DATA LINES

* BEGIN *

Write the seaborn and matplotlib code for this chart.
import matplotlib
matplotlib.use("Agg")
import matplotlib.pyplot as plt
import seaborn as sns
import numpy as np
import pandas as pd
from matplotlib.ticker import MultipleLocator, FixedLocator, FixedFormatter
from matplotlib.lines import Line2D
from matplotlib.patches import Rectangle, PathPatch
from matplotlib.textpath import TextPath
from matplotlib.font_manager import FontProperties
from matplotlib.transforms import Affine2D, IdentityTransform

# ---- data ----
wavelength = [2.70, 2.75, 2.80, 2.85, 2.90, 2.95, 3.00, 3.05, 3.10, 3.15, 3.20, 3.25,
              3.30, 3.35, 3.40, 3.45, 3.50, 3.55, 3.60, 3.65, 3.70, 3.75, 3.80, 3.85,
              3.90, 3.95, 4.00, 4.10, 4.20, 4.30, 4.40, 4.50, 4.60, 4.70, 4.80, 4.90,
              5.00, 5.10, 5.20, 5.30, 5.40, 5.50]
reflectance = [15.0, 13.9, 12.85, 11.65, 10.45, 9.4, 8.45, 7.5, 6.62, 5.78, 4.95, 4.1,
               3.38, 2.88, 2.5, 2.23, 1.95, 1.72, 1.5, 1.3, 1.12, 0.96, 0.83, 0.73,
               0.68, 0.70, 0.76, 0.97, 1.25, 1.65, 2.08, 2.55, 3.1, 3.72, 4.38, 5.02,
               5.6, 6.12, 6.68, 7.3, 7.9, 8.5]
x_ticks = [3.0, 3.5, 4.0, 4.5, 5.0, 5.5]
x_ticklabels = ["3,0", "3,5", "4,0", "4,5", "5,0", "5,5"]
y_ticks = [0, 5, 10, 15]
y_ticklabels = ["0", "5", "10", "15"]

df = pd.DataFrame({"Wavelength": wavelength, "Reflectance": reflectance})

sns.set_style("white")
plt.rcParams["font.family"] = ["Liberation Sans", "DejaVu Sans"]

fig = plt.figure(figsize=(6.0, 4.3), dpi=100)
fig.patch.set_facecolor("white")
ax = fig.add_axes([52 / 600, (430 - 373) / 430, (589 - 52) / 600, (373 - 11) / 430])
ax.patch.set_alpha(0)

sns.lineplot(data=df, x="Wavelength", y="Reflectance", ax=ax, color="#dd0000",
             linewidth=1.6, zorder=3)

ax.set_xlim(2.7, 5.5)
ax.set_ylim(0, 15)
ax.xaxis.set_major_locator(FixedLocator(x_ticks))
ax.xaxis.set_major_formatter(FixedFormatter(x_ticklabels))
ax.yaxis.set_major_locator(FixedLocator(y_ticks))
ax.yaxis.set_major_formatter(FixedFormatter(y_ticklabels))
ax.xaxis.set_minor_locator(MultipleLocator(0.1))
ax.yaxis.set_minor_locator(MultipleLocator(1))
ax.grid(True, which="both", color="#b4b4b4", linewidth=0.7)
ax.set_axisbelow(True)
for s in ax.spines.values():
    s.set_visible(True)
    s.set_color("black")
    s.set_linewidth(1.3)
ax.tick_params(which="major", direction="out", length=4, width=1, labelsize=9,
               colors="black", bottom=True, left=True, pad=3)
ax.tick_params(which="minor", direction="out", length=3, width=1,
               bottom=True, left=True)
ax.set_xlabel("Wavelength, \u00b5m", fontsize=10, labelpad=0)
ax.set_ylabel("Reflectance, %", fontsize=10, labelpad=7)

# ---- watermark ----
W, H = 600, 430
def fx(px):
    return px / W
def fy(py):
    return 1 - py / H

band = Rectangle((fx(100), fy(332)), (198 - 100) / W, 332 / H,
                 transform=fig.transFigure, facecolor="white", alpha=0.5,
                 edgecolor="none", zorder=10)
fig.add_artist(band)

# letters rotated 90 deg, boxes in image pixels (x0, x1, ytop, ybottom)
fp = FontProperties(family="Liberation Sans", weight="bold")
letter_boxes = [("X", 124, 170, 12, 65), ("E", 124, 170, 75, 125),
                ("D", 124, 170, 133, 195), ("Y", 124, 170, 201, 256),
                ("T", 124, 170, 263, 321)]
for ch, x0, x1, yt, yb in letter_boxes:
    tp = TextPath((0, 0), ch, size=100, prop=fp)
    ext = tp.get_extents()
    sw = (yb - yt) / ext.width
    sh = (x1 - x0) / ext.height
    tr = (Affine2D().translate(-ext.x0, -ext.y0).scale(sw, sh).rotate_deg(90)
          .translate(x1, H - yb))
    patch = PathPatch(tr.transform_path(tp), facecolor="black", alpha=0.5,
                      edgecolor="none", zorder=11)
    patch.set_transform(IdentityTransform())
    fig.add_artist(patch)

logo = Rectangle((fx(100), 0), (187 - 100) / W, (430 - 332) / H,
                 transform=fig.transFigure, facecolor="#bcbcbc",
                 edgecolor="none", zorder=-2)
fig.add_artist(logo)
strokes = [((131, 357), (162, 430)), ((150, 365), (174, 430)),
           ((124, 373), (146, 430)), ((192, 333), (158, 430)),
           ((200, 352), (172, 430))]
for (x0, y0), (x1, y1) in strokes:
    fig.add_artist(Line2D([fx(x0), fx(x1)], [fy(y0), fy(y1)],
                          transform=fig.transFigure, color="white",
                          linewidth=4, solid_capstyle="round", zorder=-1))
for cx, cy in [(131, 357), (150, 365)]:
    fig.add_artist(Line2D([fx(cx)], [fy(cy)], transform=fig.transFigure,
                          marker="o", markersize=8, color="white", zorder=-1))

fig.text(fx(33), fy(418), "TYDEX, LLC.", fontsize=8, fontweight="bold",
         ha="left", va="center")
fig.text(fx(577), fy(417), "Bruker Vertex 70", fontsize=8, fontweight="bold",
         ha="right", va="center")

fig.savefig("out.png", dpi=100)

* END *

PROBLEM DESCRIPTION
Write the material out exactly, with nothing left out.

FINISHED ANSWER
Write the seaborn and matplotlib code for this chart.
import matplotlib
matplotlib.use("Agg")
import matplotlib.pyplot as plt
import seaborn as sns
import numpy as np
import pandas as pd
from matplotlib.ticker import MultipleLocator, FixedLocator, FixedFormatter
from matplotlib.lines import Line2D
from matplotlib.patches import Rectangle, PathPatch
from matplotlib.textpath import TextPath
from matplotlib.font_manager import FontProperties
from matplotlib.transforms import Affine2D, IdentityTransform

# ---- data ----
wavelength = [2.70, 2.75, 2.80, 2.85, 2.90, 2.95, 3.00, 3.05, 3.10, 3.15, 3.20, 3.25,
              3.30, 3.35, 3.40, 3.45, 3.50, 3.55, 3.60, 3.65, 3.70, 3.75, 3.80, 3.85,
              3.90, 3.95, 4.00, 4.10, 4.20, 4.30, 4.40, 4.50, 4.60, 4.70, 4.80, 4.90,
              5.00, 5.10, 5.20, 5.30, 5.40, 5.50]
reflectance = [15.0, 13.9, 12.85, 11.65, 10.45, 9.4, 8.45, 7.5, 6.62, 5.78, 4.95, 4.1,
               3.38, 2.88, 2.5, 2.23, 1.95, 1.72, 1.5, 1.3, 1.12, 0.96, 0.83, 0.73,
               0.68, 0.70, 0.76, 0.97, 1.25, 1.65, 2.08, 2.55, 3.1, 3.72, 4.38, 5.02,
               5.6, 6.12, 6.68, 7.3, 7.9, 8.5]
x_ticks = [3.0, 3.5, 4.0, 4.5, 5.0, 5.5]
x_ticklabels = ["3,0", "3,5", "4,0", "4,5", "5,0", "5,5"]
y_ticks = [0, 5, 10, 15]
y_ticklabels = ["0", "5", "10", "15"]

df = pd.DataFrame({"Wavelength": wavelength, "Reflectance": reflectance})

sns.set_style("white")
plt.rcParams["font.family"] = ["Liberation Sans", "DejaVu Sans"]

fig = plt.figure(figsize=(6.0, 4.3), dpi=100)
fig.patch.set_facecolor("white")
ax = fig.add_axes([52 / 600, (430 - 373) / 430, (589 - 52) / 600, (373 - 11) / 430])
ax.patch.set_alpha(0)

sns.lineplot(data=df, x="Wavelength", y="Reflectance", ax=ax, color="#dd0000",
             linewidth=1.6, zorder=3)

ax.set_xlim(2.7, 5.5)
ax.set_ylim(0, 15)
ax.xaxis.set_major_locator(FixedLocator(x_ticks))
ax.xaxis.set_major_formatter(FixedFormatter(x_ticklabels))
ax.yaxis.set_major_locator(FixedLocator(y_ticks))
ax.yaxis.set_major_formatter(FixedFormatter(y_ticklabels))
ax.xaxis.set_minor_locator(MultipleLocator(0.1))
ax.yaxis.set_minor_locator(MultipleLocator(1))
ax.grid(True, which="both", color="#b4b4b4", linewidth=0.7)
ax.set_axisbelow(True)
for s in ax.spines.values():
    s.set_visible(True)
    s.set_color("black")
    s.set_linewidth(1.3)
ax.tick_params(which="major", direction="out", length=4, width=1, labelsize=9,
               colors="black", bottom=True, left=True, pad=3)
ax.tick_params(which="minor", direction="out", length=3, width=1,
               bottom=True, left=True)
ax.set_xlabel("Wavelength, \u00b5m", fontsize=10, labelpad=0)
ax.set_ylabel("Reflectance, %", fontsize=10, labelpad=7)

# ---- watermark ----
W, H = 600, 430
def fx(px):
    return px / W
def fy(py):
    return 1 - py / H

band = Rectangle((fx(100), fy(332)), (198 - 100) / W, 332 / H,
                 transform=fig.transFigure, facecolor="white", alpha=0.5,
                 edgecolor="none", zorder=10)
fig.add_artist(band)

# letters rotated 90 deg, boxes in image pixels (x0, x1, ytop, ybottom)
fp = FontProperties(family="Liberation Sans", weight="bold")
letter_boxes = [("X", 124, 170, 12, 65), ("E", 124, 170, 75, 125),
                ("D", 124, 170, 133, 195), ("Y", 124, 170, 201, 256),
                ("T", 124, 170, 263, 321)]
for ch, x0, x1, yt, yb in letter_boxes:
    tp = TextPath((0, 0), ch, size=100, prop=fp)
    ext = tp.get_extents()
    sw = (yb - yt) / ext.width
    sh = (x1 - x0) / ext.height
    tr = (Affine2D().translate(-ext.x0, -ext.y0).scale(sw, sh).rotate_deg(90)
          .translate(x1, H - yb))
    patch = PathPatch(tr.transform_path(tp), facecolor="black", alpha=0.5,
                      edgecolor="none", zorder=11)
    patch.set_transform(IdentityTransform())
    fig.add_artist(patch)

logo = Rectangle((fx(100), 0), (187 - 100) / W, (430 - 332) / H,
                 transform=fig.transFigure, facecolor="#bcbcbc",
                 edgecolor="none", zorder=-2)
fig.add_artist(logo)
strokes = [((131, 357), (162, 430)), ((150, 365), (174, 430)),
           ((124, 373), (146, 430)), ((192, 333), (158, 430)),
           ((200, 352), (172, 430))]
for (x0, y0), (x1, y1) in strokes:
    fig.add_artist(Line2D([fx(x0), fx(x1)], [fy(y0), fy(y1)],
                          transform=fig.transFigure, color="white",
                          linewidth=4, solid_capstyle="round", zorder=-1))
for cx, cy in [(131, 357), (150, 365)]:
    fig.add_artist(Line2D([fx(cx)], [fy(cy)], transform=fig.transFigure,
                          marker="o", markersize=8, color="white", zorder=-1))

fig.text(fx(33), fy(418), "TYDEX, LLC.", fontsize=8, fontweight="bold",
         ha="left", va="center")
fig.text(fx(577), fy(417), "Bruker Vertex 70", fontsize=8, fontweight="bold",
         ha="right", va="center")

fig.savefig("out.png", dpi=100)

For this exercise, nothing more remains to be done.